TASK INSTRUCTIONS — A precise retyping is required of every line from the one containing "Reproduce this chart with seaborn" down to the one containing "ax.set_ylim(0, 50)", both included, and of no other line.

MATERIAL FOR THIS TASK —
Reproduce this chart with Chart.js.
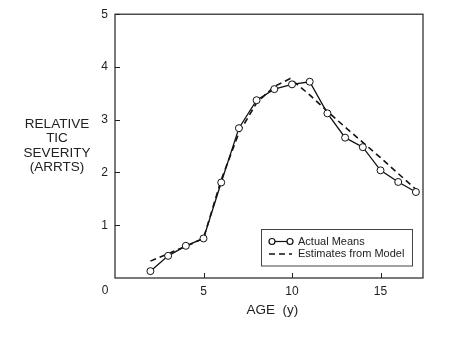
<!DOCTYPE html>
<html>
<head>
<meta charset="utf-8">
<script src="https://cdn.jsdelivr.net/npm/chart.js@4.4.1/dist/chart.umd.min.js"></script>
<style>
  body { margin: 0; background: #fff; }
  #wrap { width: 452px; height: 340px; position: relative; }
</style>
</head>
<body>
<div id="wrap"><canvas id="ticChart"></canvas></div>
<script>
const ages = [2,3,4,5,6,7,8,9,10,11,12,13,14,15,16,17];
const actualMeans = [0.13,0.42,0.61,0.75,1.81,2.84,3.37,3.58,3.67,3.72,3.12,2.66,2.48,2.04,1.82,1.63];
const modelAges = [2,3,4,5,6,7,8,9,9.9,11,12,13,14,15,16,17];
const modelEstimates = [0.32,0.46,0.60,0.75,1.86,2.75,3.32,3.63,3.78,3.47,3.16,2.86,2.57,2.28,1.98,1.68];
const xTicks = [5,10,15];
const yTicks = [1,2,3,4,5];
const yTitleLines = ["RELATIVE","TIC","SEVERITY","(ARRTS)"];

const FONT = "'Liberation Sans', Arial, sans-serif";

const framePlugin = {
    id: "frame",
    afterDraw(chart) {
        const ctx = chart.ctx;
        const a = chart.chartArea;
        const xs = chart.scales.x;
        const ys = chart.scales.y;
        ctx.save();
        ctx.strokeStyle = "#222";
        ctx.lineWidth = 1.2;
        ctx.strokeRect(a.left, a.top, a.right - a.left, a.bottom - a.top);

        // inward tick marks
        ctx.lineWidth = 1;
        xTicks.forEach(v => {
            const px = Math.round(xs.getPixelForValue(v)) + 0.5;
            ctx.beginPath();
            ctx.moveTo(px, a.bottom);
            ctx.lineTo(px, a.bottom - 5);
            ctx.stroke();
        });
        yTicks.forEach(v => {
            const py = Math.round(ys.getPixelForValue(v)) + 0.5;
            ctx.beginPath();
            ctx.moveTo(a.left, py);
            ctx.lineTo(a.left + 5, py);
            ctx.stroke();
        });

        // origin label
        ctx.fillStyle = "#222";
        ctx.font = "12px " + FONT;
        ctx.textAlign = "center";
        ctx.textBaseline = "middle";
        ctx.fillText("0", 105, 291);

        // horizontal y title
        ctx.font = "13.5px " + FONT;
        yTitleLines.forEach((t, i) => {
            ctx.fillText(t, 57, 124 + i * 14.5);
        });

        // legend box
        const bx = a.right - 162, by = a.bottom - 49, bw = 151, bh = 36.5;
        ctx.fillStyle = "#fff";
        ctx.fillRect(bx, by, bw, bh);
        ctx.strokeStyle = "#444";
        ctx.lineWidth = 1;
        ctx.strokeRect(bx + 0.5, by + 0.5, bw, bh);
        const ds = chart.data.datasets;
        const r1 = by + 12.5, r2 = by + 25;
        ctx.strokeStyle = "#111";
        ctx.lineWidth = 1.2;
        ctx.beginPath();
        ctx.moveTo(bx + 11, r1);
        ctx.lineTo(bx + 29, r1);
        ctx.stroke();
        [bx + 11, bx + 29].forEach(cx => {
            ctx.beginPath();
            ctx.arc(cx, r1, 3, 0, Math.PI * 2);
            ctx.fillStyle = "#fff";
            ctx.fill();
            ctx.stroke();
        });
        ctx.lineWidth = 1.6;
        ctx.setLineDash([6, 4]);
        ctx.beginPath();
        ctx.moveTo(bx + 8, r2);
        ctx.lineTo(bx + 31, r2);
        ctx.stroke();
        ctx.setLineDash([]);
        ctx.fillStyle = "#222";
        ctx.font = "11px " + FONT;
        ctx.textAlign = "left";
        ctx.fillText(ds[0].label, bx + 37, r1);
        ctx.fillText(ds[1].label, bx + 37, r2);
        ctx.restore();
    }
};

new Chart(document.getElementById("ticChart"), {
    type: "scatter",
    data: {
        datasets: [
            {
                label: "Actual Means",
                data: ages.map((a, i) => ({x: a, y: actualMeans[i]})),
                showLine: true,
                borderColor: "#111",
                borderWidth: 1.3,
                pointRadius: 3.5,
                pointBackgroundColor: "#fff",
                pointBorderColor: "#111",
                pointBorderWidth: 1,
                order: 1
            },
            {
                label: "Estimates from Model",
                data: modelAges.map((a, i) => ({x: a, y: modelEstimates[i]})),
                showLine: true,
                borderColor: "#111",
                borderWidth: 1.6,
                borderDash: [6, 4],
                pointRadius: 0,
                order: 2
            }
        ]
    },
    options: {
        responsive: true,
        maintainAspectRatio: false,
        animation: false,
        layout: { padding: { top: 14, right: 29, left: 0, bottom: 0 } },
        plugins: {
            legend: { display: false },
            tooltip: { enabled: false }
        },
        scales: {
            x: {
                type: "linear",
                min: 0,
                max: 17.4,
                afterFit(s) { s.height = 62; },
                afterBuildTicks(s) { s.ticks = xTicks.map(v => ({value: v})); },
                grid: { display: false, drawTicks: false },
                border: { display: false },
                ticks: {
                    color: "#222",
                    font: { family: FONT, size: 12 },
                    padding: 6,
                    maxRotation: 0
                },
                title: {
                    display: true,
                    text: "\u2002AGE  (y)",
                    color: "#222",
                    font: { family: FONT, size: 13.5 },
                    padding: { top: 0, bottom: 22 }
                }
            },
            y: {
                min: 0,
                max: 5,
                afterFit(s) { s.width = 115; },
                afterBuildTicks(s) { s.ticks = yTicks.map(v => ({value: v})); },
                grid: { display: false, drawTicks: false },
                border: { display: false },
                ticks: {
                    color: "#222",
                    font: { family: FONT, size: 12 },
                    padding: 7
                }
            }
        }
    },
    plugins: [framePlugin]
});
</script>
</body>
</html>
...
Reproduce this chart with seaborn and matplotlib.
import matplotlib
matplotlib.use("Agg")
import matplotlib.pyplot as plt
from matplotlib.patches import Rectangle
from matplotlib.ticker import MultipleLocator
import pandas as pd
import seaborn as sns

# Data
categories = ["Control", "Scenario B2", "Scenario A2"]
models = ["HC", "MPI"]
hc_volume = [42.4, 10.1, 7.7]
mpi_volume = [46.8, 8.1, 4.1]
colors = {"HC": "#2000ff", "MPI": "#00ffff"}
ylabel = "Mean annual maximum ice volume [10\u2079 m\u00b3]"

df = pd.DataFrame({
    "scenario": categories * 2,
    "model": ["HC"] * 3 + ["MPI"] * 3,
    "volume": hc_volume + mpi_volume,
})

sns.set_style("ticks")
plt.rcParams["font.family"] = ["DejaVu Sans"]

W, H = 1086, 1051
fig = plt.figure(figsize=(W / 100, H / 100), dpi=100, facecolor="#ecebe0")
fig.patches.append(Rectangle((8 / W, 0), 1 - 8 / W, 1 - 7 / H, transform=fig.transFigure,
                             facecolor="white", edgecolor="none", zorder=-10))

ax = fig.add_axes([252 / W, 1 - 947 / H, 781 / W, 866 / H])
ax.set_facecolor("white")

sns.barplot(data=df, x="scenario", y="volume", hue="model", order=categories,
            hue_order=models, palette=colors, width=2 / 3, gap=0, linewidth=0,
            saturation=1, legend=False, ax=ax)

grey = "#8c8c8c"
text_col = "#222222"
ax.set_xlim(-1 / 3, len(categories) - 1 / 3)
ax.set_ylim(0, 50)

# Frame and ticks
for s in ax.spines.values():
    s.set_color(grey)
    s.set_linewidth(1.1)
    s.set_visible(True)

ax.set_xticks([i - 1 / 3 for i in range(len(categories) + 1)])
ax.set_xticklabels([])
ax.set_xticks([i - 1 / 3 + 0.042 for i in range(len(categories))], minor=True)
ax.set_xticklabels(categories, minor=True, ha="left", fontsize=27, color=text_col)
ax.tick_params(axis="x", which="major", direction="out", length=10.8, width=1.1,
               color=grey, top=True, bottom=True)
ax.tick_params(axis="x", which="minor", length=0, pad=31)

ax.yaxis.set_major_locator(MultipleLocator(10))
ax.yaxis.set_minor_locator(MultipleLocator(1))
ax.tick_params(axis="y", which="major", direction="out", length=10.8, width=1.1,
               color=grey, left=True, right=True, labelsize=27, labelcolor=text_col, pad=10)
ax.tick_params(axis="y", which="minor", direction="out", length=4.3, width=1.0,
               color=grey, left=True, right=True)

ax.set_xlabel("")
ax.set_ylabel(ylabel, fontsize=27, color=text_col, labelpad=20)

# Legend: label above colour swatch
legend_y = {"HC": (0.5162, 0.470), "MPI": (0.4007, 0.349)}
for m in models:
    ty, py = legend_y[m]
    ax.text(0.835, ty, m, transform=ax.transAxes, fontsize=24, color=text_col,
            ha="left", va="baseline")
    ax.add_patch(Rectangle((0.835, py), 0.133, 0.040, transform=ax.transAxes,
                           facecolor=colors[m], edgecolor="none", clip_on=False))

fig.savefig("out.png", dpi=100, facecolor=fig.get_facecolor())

THE SOLUTION —
Reproduce this chart with seaborn and matplotlib.
import matplotlib
matplotlib.use("Agg")
import matplotlib.pyplot as plt
from matplotlib.patches import Rectangle
from matplotlib.ticker import MultipleLocator
import pandas as pd
import seaborn as sns

# Data
categories = ["Control", "Scenario B2", "Scenario A2"]
models = ["HC", "MPI"]
hc_volume = [42.4, 10.1, 7.7]
mpi_volume = [46.8, 8.1, 4.1]
colors = {"HC": "#2000ff", "MPI": "#00ffff"}
ylabel = "Mean annual maximum ice volume [10\u2079 m\u00b3]"

df = pd.DataFrame({
    "scenario": categories * 2,
    "model": ["HC"] * 3 + ["MPI"] * 3,
    "volume": hc_volume + mpi_volume,
})

sns.set_style("ticks")
plt.rcParams["font.family"] = ["DejaVu Sans"]

W, H = 1086, 1051
fig = plt.figure(figsize=(W / 100, H / 100), dpi=100, facecolor="#ecebe0")
fig.patches.append(Rectangle((8 / W, 0), 1 - 8 / W, 1 - 7 / H, transform=fig.transFigure,
                             facecolor="white", edgecolor="none", zorder=-10))

ax = fig.add_axes([252 / W, 1 - 947 / H, 781 / W, 866 / H])
ax.set_facecolor("white")

sns.barplot(data=df, x="scenario", y="volume", hue="model", order=categories,
            hue_order=models, palette=colors, width=2 / 3, gap=0, linewidth=0,
            saturation=1, legend=False, ax=ax)

grey = "#8c8c8c"
text_col = "#222222"
ax.set_xlim(-1 / 3, len(categories) - 1 / 3)
ax.set_ylim(0, 50)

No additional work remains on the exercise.